__Exercise__.
Only the lines from the start of the data through the line with "legend=False, width=0.82, saturation=1, ax=ax)" belong in the copy. Restate them word for word, minus the pictures.

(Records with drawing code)
------------------------------------------------------------

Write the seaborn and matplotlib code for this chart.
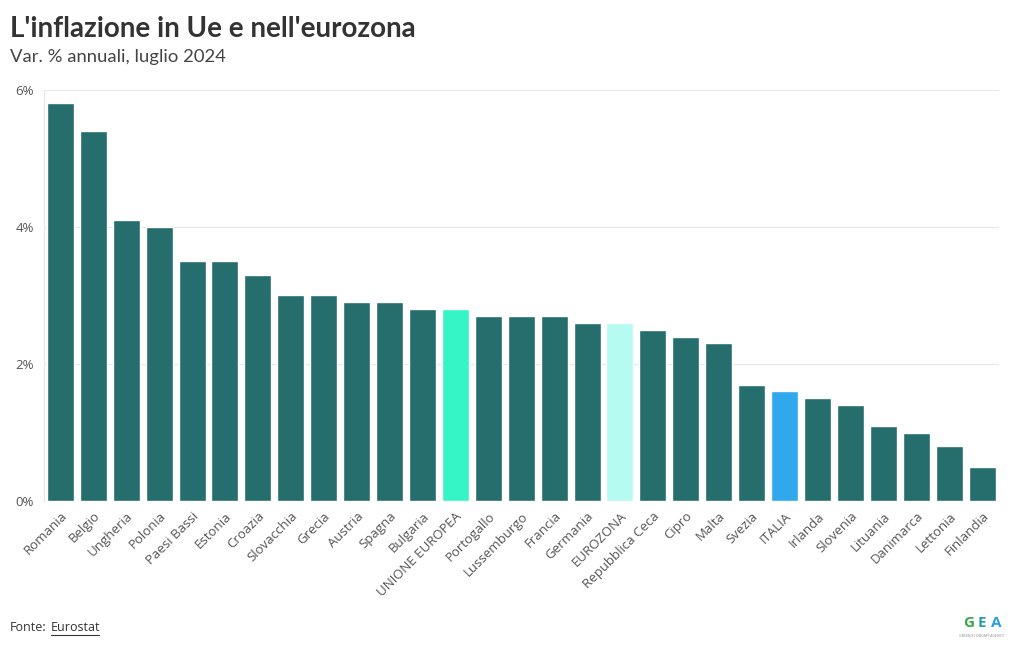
import matplotlib
matplotlib.use("Agg")
import matplotlib.pyplot as plt
import seaborn as sns
import pandas as pd
from matplotlib.lines import Line2D

# Data: annual inflation, July 2024 (Eurostat)
paesi = ["Romania", "Belgio", "Ungheria", "Polonia", "Paesi Bassi", "Estonia",
         "Croazia", "Slovacchia", "Grecia", "Austria", "Spagna", "Bulgaria",
         "UNIONE EUROPEA", "Portogallo", "Lussemburgo", "Francia", "Germania",
         "EUROZONA", "Repubblica Ceca", "Cipro", "Malta", "Svezia", "ITALIA",
         "Irlanda", "Slovenia", "Lituania", "Danimarca", "Lettonia", "Finlandia"]
inflazione = [5.8, 5.4, 4.1, 4.0, 3.5, 3.5, 3.3, 3.0, 3.0, 2.9, 2.9, 2.8,
              2.8, 2.7, 2.7, 2.7, 2.6, 2.6, 2.5, 2.4, 2.3, 1.7, 1.6,
              1.5, 1.4, 1.1, 1.0, 0.8, 0.5]
y_ticks = [0, 2, 4, 6]
y_tick_labels = ["0%", "2%", "4%", "6%"]

colore_base = "#266d6d"
colori_speciali = {"UNIONE EUROPEA": "#35f5c6", "EUROZONA": "#b5fbf1", "ITALIA": "#2fa8ee"}

df = pd.DataFrame({"paese": paesi, "valore": inflazione})
palette = {p: colori_speciali.get(p, colore_base) for p in paesi}

sns.set_style("white")
plt.rcParams["font.family"] = ["Open Sans", "DejaVu Sans"]

fig = plt.figure(figsize=(10.2, 6.5), dpi=100)
ax = fig.add_axes([0.043, 0.229, 0.936, 0.633])

sns.barplot(data=df, x="paese", y="valore", hue="paese", palette=palette,
            legend=False, width=0.82, saturation=1, ax=ax)

ax.set_ylim(0, 6)
ax.set_xlim(-0.5, len(paesi) - 0.5)
ax.set_yticks(y_ticks)
ax.set_yticklabels(y_tick_labels, fontsize=9.5, color="#555555")
ax.yaxis.grid(True, color="#e8e8e8", linewidth=0.8)
ax.set_axisbelow(True)
ax.set_xlabel("")
ax.set_ylabel("")
ax.tick_params(axis="y", length=4, color="#e0e0e0", pad=3)
ax.tick_params(axis="x", length=4, color="#e0e0e0", pad=2)
plt.setp(ax.get_xticklabels(), rotation=45, ha="right", rotation_mode="anchor",
         fontsize=9.5, color="#555555")

for side in ["top", "right", "bottom"]:
    ax.spines[side].set_visible(False)
ax.spines["left"].set_color("#e0e8ec")
ax.spines["left"].set_linewidth(0.8)

# Titles
fig.text(0.010, 0.955, "L'inflazione in Ue e nell'eurozona", fontsize=20,
         fontweight="bold", color="#333333", family=["Lato", "DejaVu Sans"], va="center")
fig.text(0.010, 0.913, "Var. % annuali, luglio 2024", fontsize=13.3,
         color="#444444", family=["Lato", "DejaVu Sans"], va="center")

# Source
fig.text(0.010, 0.035, "Fonte:", fontsize=9, color="#333333", va="center")
fig.text(0.050, 0.035, "Eurostat", fontsize=9, color="#333333", va="center")
fig.add_artist(Line2D([0.050, 0.097], [0.023, 0.023], color="#333333", linewidth=0.8))

# Logo
fig.text(0.944, 0.042, "G", fontsize=11, fontweight="bold", color="#3aa84a", va="center")
fig.text(0.958, 0.042, "E", fontsize=11, fontweight="bold", color="#2b9ea0", va="center")
fig.text(0.972, 0.042, "A", fontsize=11, fontweight="bold", color="#2a9fe0", va="center")
fig.text(0.962, 0.022, "GREEN ECONOMY AGENCY", fontsize=2.5, color="#888888",
         ha="center", va="center")

fig.savefig("out.png", dpi=100, facecolor="white")
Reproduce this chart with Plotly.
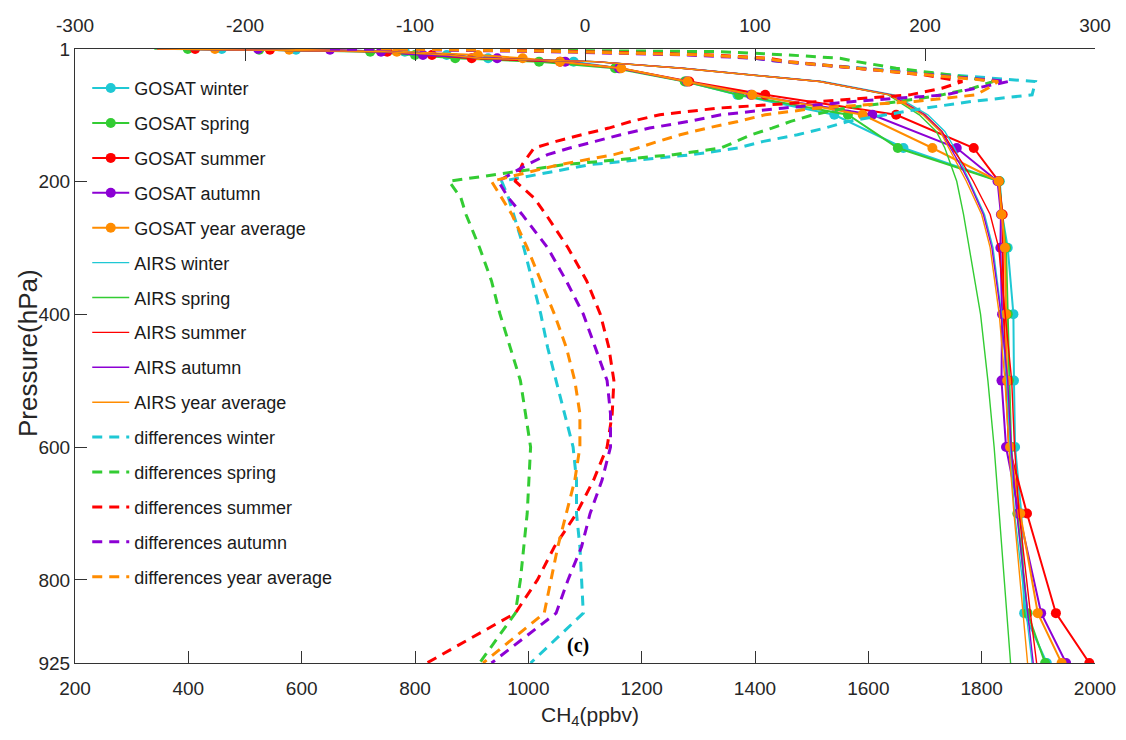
import plotly.graph_objects as go

# ---------------- data ----------------
gosat_levels = [1, 2, 5, 10, 15, 20, 30, 50, 70, 100, 150, 200, 250, 300, 400, 500, 600, 700, 850, 925]
gosat_winter = [459, 590, 782, 856, 929, 1080, 1160, 1278, 1369, 1540, 1662, 1832, 1836, 1846, 1856, 1857, 1859, 1870, 1875, 1915]
gosat_spring = [399, 525, 721, 800, 871, 1019, 1153, 1276, 1372, 1564, 1652, 1831, 1836, 1843, 1846, 1848, 1852, 1863, 1881, 1912]
gosat_summer = [412, 544, 751, 830, 900, 1056, 1162, 1284, 1418, 1649, 1786, 1830, 1837, 1837, 1839, 1843, 1848, 1880, 1931, 1990]
gosat_autumn = [523, 650, 740, 814, 945, 1065, 1160, 1280, 1393, 1607, 1756, 1828, 1834, 1833, 1836, 1835, 1843, 1866, 1905, 1949]
gosat_year = [447, 578, 768, 911, 990, 1056, 1164, 1281, 1395, 1590, 1713, 1830, 1835, 1841, 1843, 1845, 1850, 1868, 1899, 1941]

airs_levels = [1, 2, 5, 10, 15, 20, 30, 50, 70, 100, 125, 150, 175, 200, 250, 300, 400, 500, 600, 700, 850, 925]
airs_winter = [350, 480, 750, 860, 920, 1120, 1275, 1520, 1645, 1705, 1735, 1752, 1765, 1779, 1805, 1820, 1835, 1844, 1850, 1858, 1878, 1889]
airs_spring = [340, 470, 740, 855, 915, 1115, 1270, 1515, 1635, 1690, 1720, 1735, 1746, 1756, 1768, 1778, 1798, 1811, 1822, 1831, 1845, 1851]
airs_summer = [345, 475, 745, 860, 918, 1118, 1272, 1515, 1640, 1700, 1730, 1748, 1768, 1785, 1815, 1830, 1842, 1853, 1858, 1866, 1886, 1897]
airs_autumn = [345, 475, 745, 858, 917, 1117, 1271, 1514, 1638, 1698, 1728, 1745, 1762, 1777, 1803, 1818, 1834, 1846, 1852, 1862, 1882, 1891]
airs_year = [345, 475, 745, 858, 916, 1117, 1270, 1513, 1637, 1696, 1727, 1742, 1758, 1773, 1800, 1815, 1831, 1841, 1848, 1857, 1873, 1881]

diff_levels = [1, 2, 5, 10, 15, 20, 30, 40, 50, 60, 70, 80, 90, 100, 110, 120, 130, 140, 150, 160, 175,
               200, 225, 250, 300, 350, 400, 450, 500, 550, 600, 650, 700, 750, 800, 850, 925]
diff_winter = [-100, -60, 10, 70, 100, 115, 165, 215, 265, 264, 263, 227, 200, 177, 155, 141, 125, 105, 90, 63, 3,
               -49, -45, -42, -36, -31, -26, -22, -17, -12, -7, -5, -5, -3, -2, -1, -32]
diff_spring = [-130, -80, 80, 120, 150, 160, 183, 215, 240, 228, 210, 185, 153, 134, 121, 110, 98, 89, 80, 52, -12,
               -80, -73, -70, -62, -55, -50, -44, -38, -35, -32, -33, -34, -36, -38, -41, -62]
diff_summer = [-110, -70, 0, 75, 108, 120, 160, 200, 222, 210, 191, 138, 78, 44, 27, 14, -2, -17, -30, -33, -37,
               -41, -30, -23, -10, 1, 9, 14, 17, 16, 13, 5, -5, -18, -28, -41, -93]
diff_autumn = [-150, -100, -20, 60, 100, 115, 160, 204, 249, 230, 212, 158, 116, 80, 61, 38, 21, 6, -9, -22, -34,
               -51, -45, -37, -22, -11, -1, 6, 13, 15, 15, 10, 3, -2, -10, -17, -55]
diff_year = [-120, -80, -10, 70, 105, 118, 160, 204, 243, 237, 230, 194, 136, 106, 90, 72, 56, 43, 31, 17, -15,
             -55, -49, -43, -34, -26, -18, -11, -6, -3, -3, -6, -11, -16, -20, -24, -60]

season_names = ["winter", "spring", "summer", "autumn", "year average"]
colors = ["#1fc8d4", "#33cc33", "#ff0000", "#8c00d4", "#ff8c00"]

y_ticks = [1, 200, 400, 600, 800, 925]
x_ticks = [200, 400, 600, 800, 1000, 1200, 1400, 1600, 1800, 2000]
x2_ticks = [-300, -200, -100, 0, 100, 200, 300]

# ---------------- figure ----------------
fig = go.Figure()

gosat = [gosat_winter, gosat_spring, gosat_summer, gosat_autumn, gosat_year]
airs = [airs_winter, airs_spring, airs_summer, airs_autumn, airs_year]
diffs = [diff_winter, diff_spring, diff_summer, diff_autumn, diff_year]

for name, col, vals in zip(season_names, colors, gosat):
    fig.add_trace(go.Scatter(x=vals, y=gosat_levels, mode="lines+markers",
                             name=f"GOSAT {name}", legendgroup=f"GOSAT {name}",
                             line=dict(color=col, width=2),
                             marker=dict(color=col, size=10, symbol="circle")))
for name, col, vals in zip(season_names, colors, airs):
    fig.add_trace(go.Scatter(x=vals, y=airs_levels, mode="lines",
                             name=f"AIRS {name}", legendgroup=f"AIRS {name}",
                             line=dict(color=col, width=1.4)))
for name, col, vals in zip(season_names, colors, diffs):
    fig.add_trace(go.Scatter(x=vals, y=diff_levels, mode="lines", xaxis="x2",
                             name=f"differences {name}", legendgroup=f"differences {name}",
                             line=dict(color=col, width=3, dash="10px,7px")))

tick_font = dict(family="Liberation Sans, Arial", size=19, color="#262626")
axis_common = dict(showline=True, linecolor="#333333", linewidth=1, ticks="inside", ticklen=12,
                   tickcolor="#333333", showgrid=False, zeroline=False, tickfont=tick_font,
                   automargin=False)

fig.update_layout(
    width=1126, height=740,
    margin=dict(l=67, r=39, t=41, b=85, autoexpand=False),
    paper_bgcolor="white", plot_bgcolor="white",
    showlegend=True,
    legend=dict(x=0.012, y=0.966, xanchor="left", yanchor="top", bgcolor="rgba(0,0,0,0)",
                font=dict(family="Liberation Sans, Arial", size=18, color="#1a1a1a"),
                tracegroupgap=8.5, itemwidth=37),
    xaxis=dict(range=[200, 2000], tickvals=x_ticks, ticktext=[str(v) for v in x_ticks],
               ticklabelstandoff=8, **axis_common),
    xaxis2=dict(range=[-300, 300], tickvals=x2_ticks, ticktext=[str(v) for v in x2_ticks],
                overlaying="x", side="top", anchor="y", ticklabelstandoff=8, **axis_common),
    yaxis=dict(range=[925, 1], tickvals=y_ticks, ticktext=[str(v) for v in y_ticks], **axis_common),
    annotations=[
        dict(text="Pressure(hPa)", textangle=-90, xref="paper", yref="paper", x=-0.046, y=0.505,
             xanchor="center", yanchor="middle",
             showarrow=False, font=dict(family="Liberation Sans, Arial", size=26, color="#262626")),
        dict(text="CH<sub>4</sub>(ppbv)", xref="paper", yref="paper", x=0.505, y=-0.087,
             xanchor="center", yanchor="middle",
             showarrow=False, font=dict(family="Liberation Sans, Arial", size=21, color="#262626")),
        dict(text="<b>(c)</b>", xref="paper", yref="paper", x=0.493, y=0.029,
             xanchor="center", yanchor="middle",
             showarrow=False, font=dict(family="Liberation Serif, Times New Roman", size=20, color="#000000")),
    ],
)

fig.write_html("out.html")
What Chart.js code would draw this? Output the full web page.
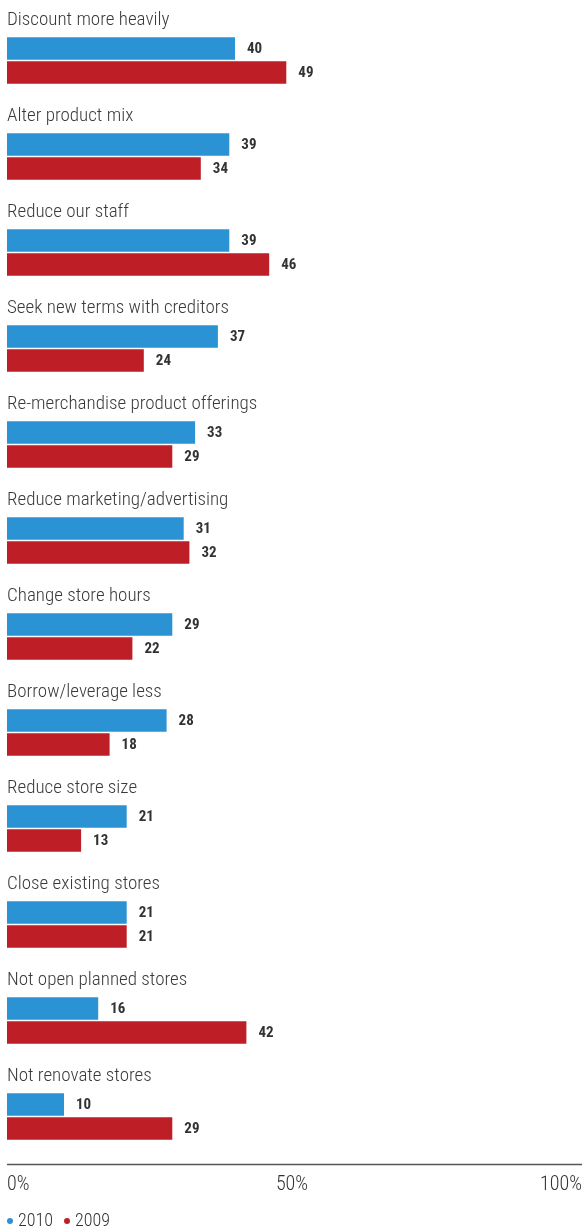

------------------------------------------------------------

__Written answer__.
Write the seaborn and matplotlib code for this chart.
import matplotlib
matplotlib.use("Agg")
import matplotlib.pyplot as plt
import seaborn as sns
import pandas as pd
from matplotlib.lines import Line2D

# Data: annual inflation, July 2024 (Eurostat)
paesi = ["Romania", "Belgio", "Ungheria", "Polonia", "Paesi Bassi", "Estonia",
         "Croazia", "Slovacchia", "Grecia", "Austria", "Spagna", "Bulgaria",
         "UNIONE EUROPEA", "Portogallo", "Lussemburgo", "Francia", "Germania",
         "EUROZONA", "Repubblica Ceca", "Cipro", "Malta", "Svezia", "ITALIA",
         "Irlanda", "Slovenia", "Lituania", "Danimarca", "Lettonia", "Finlandia"]
inflazione = [5.8, 5.4, 4.1, 4.0, 3.5, 3.5, 3.3, 3.0, 3.0, 2.9, 2.9, 2.8,
              2.8, 2.7, 2.7, 2.7, 2.6, 2.6, 2.5, 2.4, 2.3, 1.7, 1.6,
              1.5, 1.4, 1.1, 1.0, 0.8, 0.5]
y_ticks = [0, 2, 4, 6]
y_tick_labels = ["0%", "2%", "4%", "6%"]

colore_base = "#266d6d"
colori_speciali = {"UNIONE EUROPEA": "#35f5c6", "EUROZONA": "#b5fbf1", "ITALIA": "#2fa8ee"}

df = pd.DataFrame({"paese": paesi, "valore": inflazione})
palette = {p: colori_speciali.get(p, colore_base) for p in paesi}

sns.set_style("white")
plt.rcParams["font.family"] = ["Open Sans", "DejaVu Sans"]

fig = plt.figure(figsize=(10.2, 6.5), dpi=100)
ax = fig.add_axes([0.043, 0.229, 0.936, 0.633])

sns.barplot(data=df, x="paese", y="valore", hue="paese", palette=palette,
            legend=False, width=0.82, saturation=1, ax=ax)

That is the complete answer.